HSBC Holdings PLC, one of the world's largest banks, said it would spend an additional $6 billion in Asia over the next five years as it revisits its original, and most profitable, business locations and seeks an esape from the worst business "in living memory."
It said Tuesday net profit attributable to shareholders fell 34.7% to $3.89 billion last year as the coronavirus pandemic affected the world economy. HSBC set aside $8.82 billion in provisions for bad loans last year compared with fewer than $3 billion in 2019.
Hong Kong-listed shares in the bank rose 0.43% to HK$46.70 ($6.02) on the day after jumping 3.5% ahead of the results announcement.
For the quarter ended December it swung to a $562 million profit from a $5.51 billion net loss in the same quarter of 2019.

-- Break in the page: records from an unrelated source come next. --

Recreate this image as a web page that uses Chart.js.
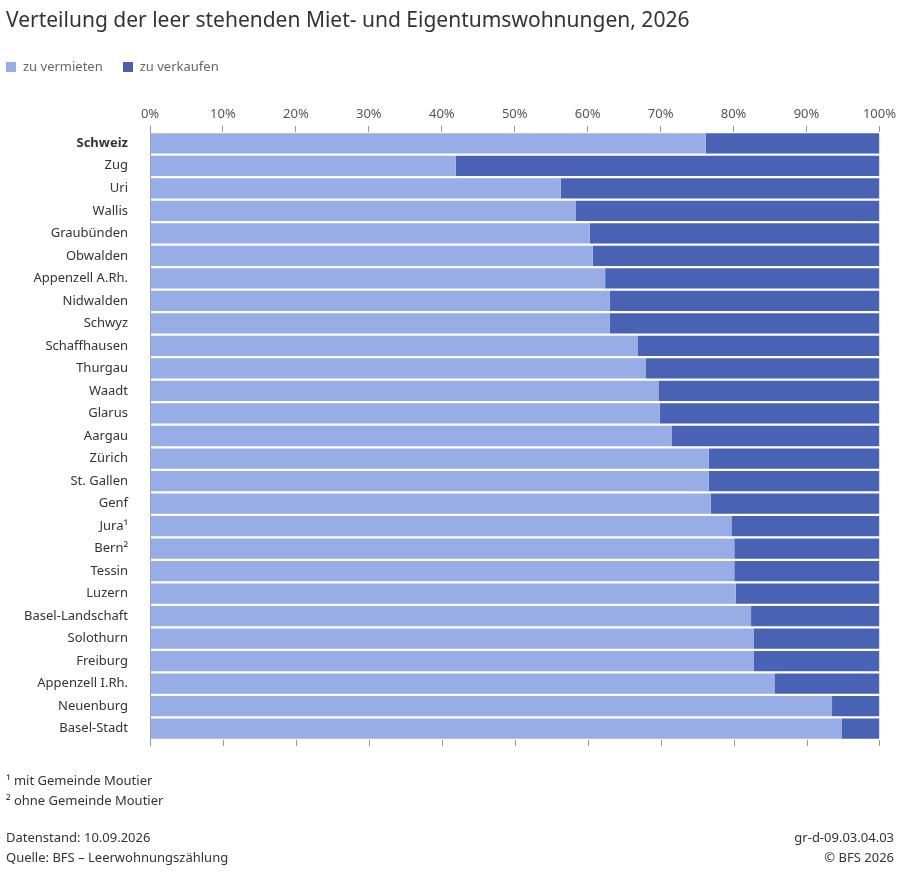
<!DOCTYPE html>
<html><head><meta charset="utf-8">
<script src="https://cdn.jsdelivr.net/npm/chart.js@4/dist/chart.umd.min.js"></script>
<style>
body{margin:0;background:#fff;font-family:"Noto Sans",sans-serif;color:#333}
#wrap{position:relative;width:900px;height:872px}
canvas{position:absolute;left:0;top:0}
.t{position:absolute;white-space:nowrap}
.sq{display:inline-block;width:10px;height:10px;margin-right:7px;vertical-align:-1px}
</style></head><body>
<div id="wrap">
<canvas id="c" width="900" height="872"></canvas>
<div class="t" style="left:6px;top:5px;font-size:21px;color:#333">Verteilung der leer stehenden Miet- und Eigentumswohnungen, 2026</div>
<div class="t" style="left:6px;top:57px;font-size:13px;color:#666"><span class="sq" style="background:#98ade6"></span>zu vermieten<span class="sq" style="background:#4a62b3;margin-left:20px"></span>zu verkaufen</div>
<div class="t" style="left:6px;top:770px;font-size:13px;line-height:20px">¹ mit Gemeinde Moutier<br>² ohne Gemeinde Moutier</div>
<div class="t" style="left:6px;top:827px;font-size:13px;line-height:20px">Datenstand: 10.09.2026<br>Quelle: BFS – Leerwohnungszählung</div>
<div class="t" style="right:6px;top:827px;font-size:13px;line-height:20px;text-align:right">gr-d-09.03.04.03<br>© BFS 2026</div>
</div>
<script>
const categories=["Schweiz","Zug","Uri","Wallis","Graubünden","Obwalden","Appenzell A.Rh.","Nidwalden","Schwyz","Schaffhausen","Thurgau","Waadt","Glarus","Aargau","Zürich","St. Gallen","Genf","Jura¹","Bern²","Tessin","Luzern","Basel-Landschaft","Solothurn","Freiburg","Appenzell I.Rh.","Neuenburg","Basel-Stadt"];
const zuVermieten=[76.2,41.9,56.3,58.4,60.3,60.7,62.4,63.0,63.0,66.9,68.0,69.7,69.9,71.5,76.6,76.6,76.9,79.7,80.1,80.1,80.3,82.4,82.8,82.8,85.6,93.5,94.8];
const zuVerkaufen=zuVermieten.map(v=>+(100-v).toFixed(1));
const bottomTicks={id:'bt',afterDraw(ch){const x=ch.scales.x,c=ch.ctx,b=ch.chartArea.bottom;c.save();c.strokeStyle='#999';c.lineWidth=1;for(let v=0;v<=100;v+=10){const p=Math.round(x.getPixelForValue(v))+0.5;c.beginPath();c.moveTo(p,b);c.lineTo(p,b+6);c.stroke();}c.restore();}};
new Chart(document.getElementById('c'),{type:'bar',
data:{labels:categories,datasets:[
{label:'zu vermieten',data:zuVermieten,backgroundColor:'#98ade6'},
{label:'zu verkaufen',data:zuVerkaufen,backgroundColor:'#4a62b3'}]},
options:{indexAxis:'y',responsive:false,animation:false,
layout:{padding:{top:95,bottom:132,right:7,left:0}},
datasets:{bar:{categoryPercentage:1,barPercentage:0.9}},
plugins:{legend:{display:false},tooltip:{enabled:false}},
scales:{
x:{position:'top',stacked:true,min:0,max:100,
 afterFit(s){s.height=37},
 ticks:{stepSize:10,callback:v=>v+'%',color:'#555',font:{family:'Noto Sans',size:13},padding:4},
 grid:{drawOnChartArea:false,tickLength:6,color:'#999'},border:{display:false}},
y:{stacked:true,afterFit(s){s.width=150},
 ticks:{color:'#333',padding:14,font:c=>({family:'Noto Sans',size:13,weight:c.index===0?'bold':'normal'})},
 grid:{display:false},border:{color:'#999'}}}},
plugins:[bottomTicks]});
</script></body></html>
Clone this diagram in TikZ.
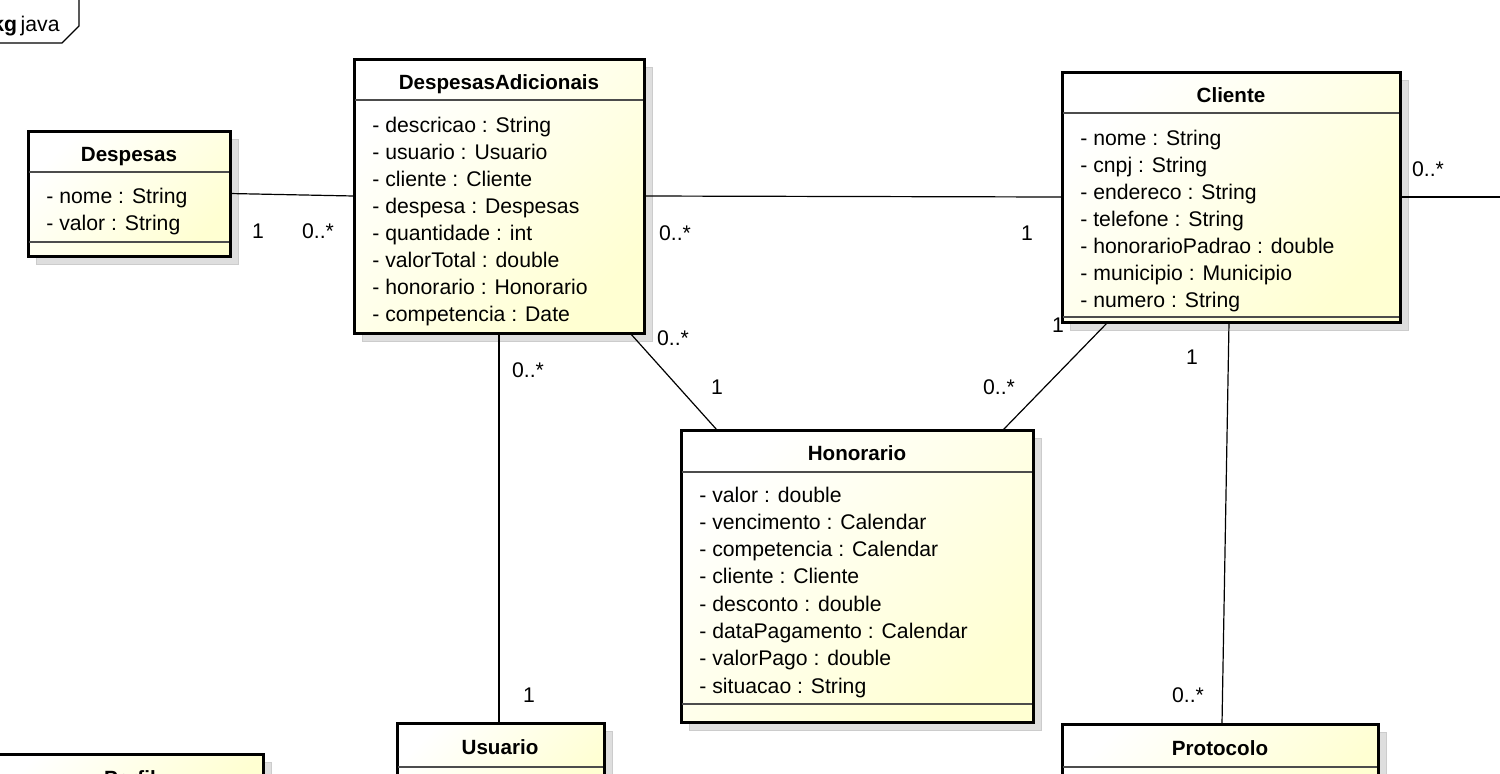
\documentclass[tikz,border=0pt]{standalone}
\usepackage{fontspec}
\setmainfont{Liberation Sans}
\usetikzlibrary{fit,calc}
\definecolor{boxyel}{RGB}{255,255,210}
\definecolor{shadowgray}{RGB}{222,222,222}
\begin{document}
\begin{tikzpicture}[x=0.5pt,y=-0.5pt,
  umlbox/.style={draw=black, line width=1.5pt, top color=white, bottom color=boxyel, shading angle=45, inner sep=0pt, outer sep=0pt},
  shadowbox/.style={fill=shadowgray, draw=gray!40, line width=0.5pt},
  sepline/.style={draw=black!70, line width=0.6pt},
  title/.style={font=\fontsize{10.3}{12}\selectfont\bfseries, anchor=base, inner sep=0pt},
  attr/.style={font=\fontsize{10.6}{12}\selectfont, anchor=base west, inner sep=0pt},
  mult/.style={font=\fontsize{10.6}{12}\selectfont, inner sep=0pt},
  conn/.style={draw=black, line width=0.6pt}]
\useasboundingbox (0,0) rectangle (1500,773);
\clip (0,0) rectangle (1500,773);

% package tab
\draw[line width=0.6pt] (-5,43) -- (62,43) -- (79,26) -- (79,-5);
\node[anchor=base east, inner sep=0pt, font=\fontsize{10.6}{12}\selectfont] (pkg) at (60,31) {\textbf{pkg}\,java};

% shadows
\fill[shadowbox] (36,139) rectangle (238,264);
\fill[shadowbox] (362,67) rectangle (652,341);
\fill[shadowbox] (1070,80) rectangle (1408,330);
\fill[shadowbox] (689,438) rectangle (1041,730);
\fill[shadowbox] (405,731) rectangle (612,800);
\fill[shadowbox] (-10,762) rectangle (271,800);
\fill[shadowbox] (1070,732) rectangle (1386,800);

% box geometry
\path (28,131) coordinate (desTL) (230,256) coordinate (desBR);
\path (354,59) coordinate (daTL) (644,333) coordinate (daBR);
\path (1062,72) coordinate (cliTL) (1400,322) coordinate (cliBR);
\path (681,430) coordinate (honTL) (1033,722) coordinate (honBR);
\path (397,723) coordinate (usuTL) (604,800) coordinate (usuBR);
\path (-10,754) coordinate (perTL) (263,800) coordinate (perBR);
\path (1062,724) coordinate (proTL) (1378,800) coordinate (proBR);
\coordinate (rightend) at (1500,197);

\node[fit=(desTL)(desBR), inner sep=0pt, outer sep=0pt] (des) {};
\node[fit=(daTL)(daBR), inner sep=0pt, outer sep=0pt] (da) {};
\node[fit=(cliTL)(cliBR), inner sep=0pt, outer sep=0pt] (cli) {};
\node[fit=(honTL)(honBR), inner sep=0pt, outer sep=0pt] (hon) {};
\node[fit=(usuTL)(usuBR), inner sep=0pt, outer sep=0pt] (usu) {};
\node[fit=(proTL)(proBR), inner sep=0pt, outer sep=0pt] (pro) {};

% connectors
\draw[conn] (des.east) -- (da.west);
\draw[conn] (da.east) -- (cli.west);
\draw[conn] (cli.east) -- (rightend);
\draw[conn] (da.south) -- (da.south |- usu.north);
\draw[conn] ([xshift=-7pt]da.south east) -- ([xshift=18pt]hon.north west);
\draw[conn] ([xshift=23pt]cli.south west) -- ([xshift=-15pt]hon.north east);
\draw[conn] ([xshift=-1pt]cli.south) -- ([xshift=1pt]pro.north);

% multiplicities
\node[mult] (m1) at (258,231) {1};
\node[mult] (m2) at (318,231) {0..*};
\node[mult] (m3) at (675,233) {0..*};
\node[mult] (m4) at (1027,233) {1};
\node[mult] (m5) at (1428,169) {0..*};
\node[mult] (m6) at (528,370) {0..*};
\node[mult] (m7) at (529,695) {1};
\node[mult] (m8) at (673,338) {0..*};
\node[mult] (m9) at (717,387) {1};
\node[mult] (m10) at (999,387) {0..*};
\node[mult] (m11) at (1058,325) {1};
\node[mult] (m12) at (1192,357) {1};
\node[mult] (m13) at (1188,695) {0..*};

% boxes
\path[umlbox] (desTL) rectangle (desBR);
\path[umlbox] (daTL) rectangle (daBR);
\path[umlbox] (cliTL) rectangle (cliBR);
\path[umlbox] (honTL) rectangle (honBR);
\path[umlbox] (usuTL) rectangle (usuBR);
\path[umlbox] (perTL) rectangle (perBR);
\path[umlbox] (proTL) rectangle (proBR);

% Despesas
\draw[sepline] (29,172) -- (229,172);
\draw[sepline] (29,242) -- (229,242);
\node[title] (desT) at (129,161) {Despesas};
\foreach \t [count=\i] in {- nome : String,- valor : String}
  \node[attr, name=desA\i] at (46,{203+27*(\i-1)}) {\t};

% DespesasAdicionais
\draw[sepline] (355,100) -- (643,100);
\node[title] (daT) at (499,89) {DespesasAdicionais};
\foreach \t [count=\i] in {- descricao : String,- usuario : Usuario,- cliente : Cliente,- despesa : Despesas,- quantidade : int,- valorTotal : double,- honorario : Honorario,- competencia : Date}
  \node[attr, name=daA\i] at (372,{132+27*(\i-1)}) {\t};

% Cliente
\draw[sepline] (1063,113) -- (1399,113);
\draw[sepline] (1063,317) -- (1399,317);
\node[title] (cliT) at (1231,102) {Cliente};
\foreach \t [count=\i] in {- nome : String,- cnpj : String,- endereco : String,- telefone : String,- honorarioPadrao : double,- municipio : Municipio,- numero : String}
  \node[attr, name=cliA\i] at (1080,{145+27.1*(\i-1)}) {\t};

% Honorario
\draw[sepline] (682,472) -- (1032,472);
\draw[sepline] (682,704) -- (1032,704);
\node[title] (honT) at (857,460) {Honorario};
\foreach \t [count=\i] in {- valor : double,- vencimento : Calendar,- competencia : Calendar,- cliente : Cliente,- desconto : double,- dataPagamento : Calendar,- valorPago : double,- situacao : String}
  \node[attr, name=honA\i] at (699,{502+27.3*(\i-1)}) {\t};

% Usuario
\draw[sepline] (398,767) -- (603,767);
\node[title] (usuT) at (500,754) {Usuario};

% Perfil
\node[title] (perT) at (130,785) {Perfil};

% Protocolo
\draw[sepline] (1063,767) -- (1377,767);
\node[title] (proT) at (1220,755) {Protocolo};
\end{tikzpicture}
\end{document}
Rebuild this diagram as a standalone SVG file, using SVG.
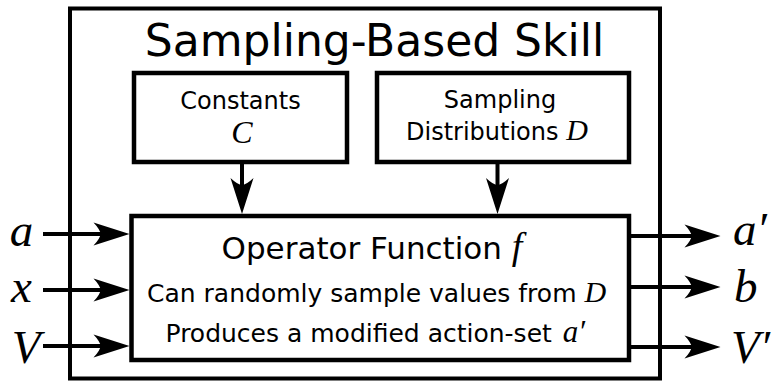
<svg xmlns="http://www.w3.org/2000/svg" xmlns:xlink="http://www.w3.org/1999/xlink" width="782" height="381" viewBox="0 0 782 381">
  <style>
    .box { fill: #ffffff; stroke: #000000; stroke-width: 4.5; }
    .outer { fill: none; stroke: #000000; stroke-width: 4; }
    .line { fill: none; stroke: #000000; stroke-width: 4; }
    .sans { font-family: "DejaVu Sans", sans-serif; fill: #000000; }
    .math { font-family: "Liberation Serif", serif; font-style: italic; fill: #000000; }
  </style>
  <defs>
    <path id="ah" d="M0,0 L-36,-11.5 Q-29,-4 -29,0 Q-29,4 -36,11.5 Z" fill="#000000"/>
  </defs>
  <rect x="0" y="0" width="782" height="381" fill="#ffffff"/>

  <g id="skill">
    <rect class="outer" x="70" y="8.5" width="590" height="370"/>
    <text class="sans" x="374.5" y="56" font-size="44" text-anchor="middle">Sampling-Based Skill</text>
  </g>

  <g id="connectors">
    <line class="line" x1="242" y1="164" x2="242" y2="186"/>
    <use xlink:href="#ah" transform="translate(242,214) rotate(90)"/>
    <line class="line" x1="497.5" y1="164" x2="497.5" y2="186"/>
    <use xlink:href="#ah" transform="translate(497.5,214) rotate(90)"/>

    <line class="line" x1="43" y1="234" x2="101" y2="234"/>
    <use xlink:href="#ah" transform="translate(129.5,234)"/>
    <line class="line" x1="43" y1="290" x2="101" y2="290"/>
    <use xlink:href="#ah" transform="translate(129.5,290)"/>
    <line class="line" x1="43" y1="346" x2="101" y2="346"/>
    <use xlink:href="#ah" transform="translate(129.5,346)"/>

    <line class="line" x1="629" y1="236" x2="692" y2="236"/>
    <use xlink:href="#ah" transform="translate(720.5,236)"/>
    <line class="line" x1="629" y1="287" x2="692" y2="287"/>
    <use xlink:href="#ah" transform="translate(720.5,287)"/>
    <line class="line" x1="629" y1="347" x2="692" y2="347"/>
    <use xlink:href="#ah" transform="translate(720.5,347)"/>
  </g>

  <g id="constants">
    <rect class="box" x="134" y="73" width="213" height="89"/>
    <text class="sans" x="240.5" y="109" font-size="24" text-anchor="middle">Constants</text>
    <text class="math" x="242" y="143" font-size="32" text-anchor="middle">C</text>
  </g>

  <g id="distributions">
    <rect class="box" x="377" y="73" width="252" height="89"/>
    <text class="sans" x="500" y="108" font-size="24" text-anchor="middle">Sampling</text>
    <text class="sans" x="406" y="140" font-size="24">Distributions <tspan class="math" font-size="30">D</tspan></text>
  </g>

  <g id="operator">
    <rect class="box" x="131.5" y="216" width="497.5" height="144"/>
    <text class="sans" x="221.5" y="259" font-size="31">Operator Function <tspan class="math" font-size="38">f</tspan></text>
    <text class="sans" x="147" y="302" font-size="25">Can randomly sample values from <tspan class="math" font-size="30">D</tspan></text>
    <text class="sans" x="165.5" y="341.5" font-size="25">Produces a modified action-set <tspan class="math" font-size="31" dx="3">a′</tspan></text>
  </g>

  <g id="inputs">
    <text class="math" x="21.5" y="246" font-size="47" text-anchor="middle">a</text>
    <text class="math" x="21.5" y="301.5" font-size="47" text-anchor="middle">x</text>
    <text class="math" x="26" y="363" font-size="47" text-anchor="middle">V</text>
  </g>

  <g id="outputs">
    <text class="math" x="733" y="245" font-size="47">a′</text>
    <text class="math" x="734" y="302" font-size="47">b</text>
    <text class="math" x="731" y="363" font-size="47">V′</text>
  </g>
</svg>
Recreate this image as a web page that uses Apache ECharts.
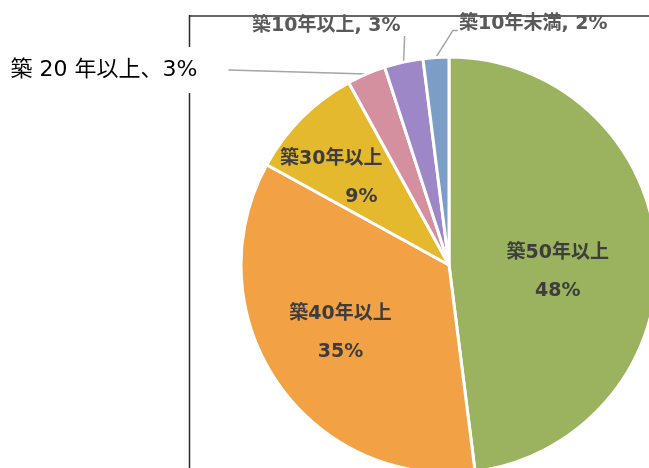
<!DOCTYPE html>
<html>
<head>
<meta charset="utf-8">
<script src="https://cdn.jsdelivr.net/npm/echarts@6/dist/echarts.min.js"></script>
<style>
  html, body { margin: 0; padding: 0; background: #fff; }
  #chart { width: 649px; height: 468px; }
</style>
</head>
<body>
<div id="chart"></div>
<script>
// 築年数別の構成比（％）
const categories = ['築50年以上', '築40年以上', '築30年以上', '築20年以上', '築10年以上', '築10年未満'];
const shares = [48, 35, 9, 3, 3, 2];
const sliceColors = ['#9BB35F', '#F2A245', '#E5B92E', '#D4909F', '#9E87C6', '#7C9DC6'];

// pie geometry
const CENTER = [449, 265];
const RADIUS = 208;

const FONT = '"DejaVu Sans", "Noto Sans CJK JP", sans-serif';
const total = shares.reduce((s, v) => s + v, 0);

// point on the rim at the middle of slice i (clockwise from 12 o'clock)
function rimPoint(i) {
  let before = 0;
  for (let k = 0; k < i; k++) before += shares[k];
  const theta = (before + shares[i] / 2) / total * Math.PI * 2;
  return [CENTER[0] + RADIUS * Math.sin(theta), CENTER[1] - RADIUS * Math.cos(theta)];
}

// small shifts for the labels that sit inside the large slices
const insideNudge = [[2, 14], [-20, 8], [-42, -11]];

const insideLabel = {
  show: true,
  position: 'inside',
  formatter: '{b}\n\n{c}%',
  fontFamily: FONT,
  fontSize: 19,
  fontWeight: 'bold',
  lineHeight: 19,
  color: '#3d3d3d'
};

const outsideLabel = {
  show: true,
  position: 'outside',
  fontFamily: FONT,
  fontSize: 19,
  fontWeight: 'bold',
  color: '#595959',
  formatter: '{b}, {c}%'
};

const seriesData = categories.map((name, i) => {
  const item = { name: name, value: shares[i], itemStyle: { color: sliceColors[i] } };
  if (i < 3) {
    item.label = Object.assign({}, insideLabel);
    item.labelLine = { show: false };
    if (i === 2) {
      item.label.formatter = '{n|{b}}\n\n{p|{c}%}';
      item.label.rich = {
        n: { fontFamily: FONT, fontSize: 19, fontWeight: 'bold', color: '#3d3d3d', lineHeight: 19 },
        p: { fontFamily: FONT, fontSize: 19, fontWeight: 'bold', color: '#3d3d3d', lineHeight: 19, padding: [0, 0, 0, 60] }
      };
    }
  } else {
    item.label = Object.assign({}, outsideLabel);
    item.labelLine = { show: true, length: 10, length2: 10, lineStyle: { color: '#a5a5a5', width: 1.5 } };
    if (i === 3) {
      item.label.formatter = p => p.name.replace(/(\d+)/, ' $1 ') + '、' + p.value + '%';
      item.label.fontSize = 22;
      item.label.fontWeight = 'normal';
      item.label.color = '#000';
      item.label.backgroundColor = '#fff';
      item.label.padding = [14, 2, 10, 4];
    }
  }
  return item;
});

const chart = echarts.init(document.getElementById('chart'), null, { renderer: 'canvas' });

chart.setOption({
  animation: false,
  backgroundColor: '#fff',
  graphic: [
    {
      type: 'line', z: 0,
      shape: { x1: 189, y1: 16, x2: 649, y2: 16 },
      style: { stroke: '#666', lineWidth: 2 }
    },
    {
      type: 'line', z: 0,
      shape: { x1: 189.5, y1: 15, x2: 189.5, y2: 468 },
      style: { stroke: '#2a2a2a', lineWidth: 1.5 }
    }
  ],
  series: [{
    type: 'pie',
    center: CENTER,
    radius: RADIUS,
    startAngle: 90,
    clockwise: true,
    avoidLabelOverlap: false,
    emphasis: { disabled: true },
    itemStyle: { borderColor: '#fff', borderWidth: 3 },
    data: seriesData,
    labelLayout: function (p) {
      const i = p.dataIndex;
      if (i < 3) {
        return { dx: insideNudge[i][0], dy: insideNudge[i][1] };
      }
      const r = rimPoint(i);
      if (i === 3) {
        const end = [r[0] - 138, r[1] - 4];
        return {
          x: end[0] - 29, y: end[1], align: 'right', verticalAlign: 'middle',
          labelLinePoints: [r, end]
        };
      }
      if (i === 4) {
        const end = [r[0] + 1, r[1] - 26];
        return {
          x: r[0] - 3, y: r[1] - 36, align: 'right', verticalAlign: 'middle',
          labelLinePoints: [r, end]
        };
      }
      const bend = [r[0] + 17, r[1] - 27];
      const end = [r[0] + 22, r[1] - 27];
      return {
        x: end[0] + 1, y: r[1] - 33, align: 'left', verticalAlign: 'middle',
        labelLinePoints: [r, bend, end]
      };
    }
  }]
});
</script>
</body>
</html>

Full-year net interest margin was 1.32% compared with 1.58% a year earlier. For the year net interest income was $27.58 billion compared with $30.46 billion - a 9.5% decline. Net fee income was down to $11.87 billion from $12.02 billion a year before - down 1.2%
For the quarter ended December net interest income was $6.62 billion compared with $7.65 billion in the same three months a year ago. Net fee income was little changed at $2.97 billion compared with $2.94 billion.
New chief executive Noel Quinn said: "We plan to focus on and invest in the areas in which we are strongest." He said the bank would spend an additional $6 billion in its wealth-management and international wholesale businesses to drive growth in Asia.
Chairperson Mark Tucker said: "In 2020, we experienced economic and social upheaval on a scale unseen in living memory. Even before the year began, the external environment was being reshaped by a range of factors - including the impact of trade tensions between the U.S. and China, Brexit, low interest rates and rapid technological development. The spread of the COVID virus made that environment all the more complex and challenging."
"The pandemic has severely impacted our customers, our colleagues, our shareholders and the communities we serve. The first priority was, and remains, dealing with the public health crisis, but the economic crisis that unfolded simultaneously has also been unprecedented in recent times."
As the pandemic hit the global economy last year, the bank prepared $8.82 billion in case of bad loans - more than double compared with 2019.
HSBC said it might sell some retail operations. HSBC said it was "exploring organic and inorganic options" for its U.S. retail business. The bank makes most of its profit in Hong Kong and mainland China. For 2020 pretax profit in Asia was $12.83 billion compared with a $4.21 billion loss in Europe and a big decline in North America to $168 million compared with $767 million 12 months earlier.
The bank has been accused in the U.S. of laundering proceeds from drug trafficking stripping data from transactions involving sanctioned nations like Iran to avoid detection. The bank paid a then-record $1.9 billion in 2012 to settle the allegations. HSBC admitted wrongdoing but avoided a guilty plea or prosecutions of its executives.
In the U.K., meanwhile, HSBC faces uncertainty caused by the country's departure from the European Union.
A second prong of the pivot to Asia will see three London-based executives - who oversee businesses accounting for roughly 95% of the bank's net revenue in 2019 - relocate to the Hong Kong HSBC offices, Bloomberg reported last week.
HSBC said it would pay a dividend of $0.15 a share. HSBC last paid out $0.30 a share in interim dividends two years ago and canceled a final expected dividend of $0.21 in early 2020 after the Bank of England banned all large lenders from paying dividends to conserve capital.
Though the bank will recommence dividend payments, they will no longer be quarterly. HSBC will instead aim for a payout ratio between 40% and 55% of reported earnings per ordinary share from 2022.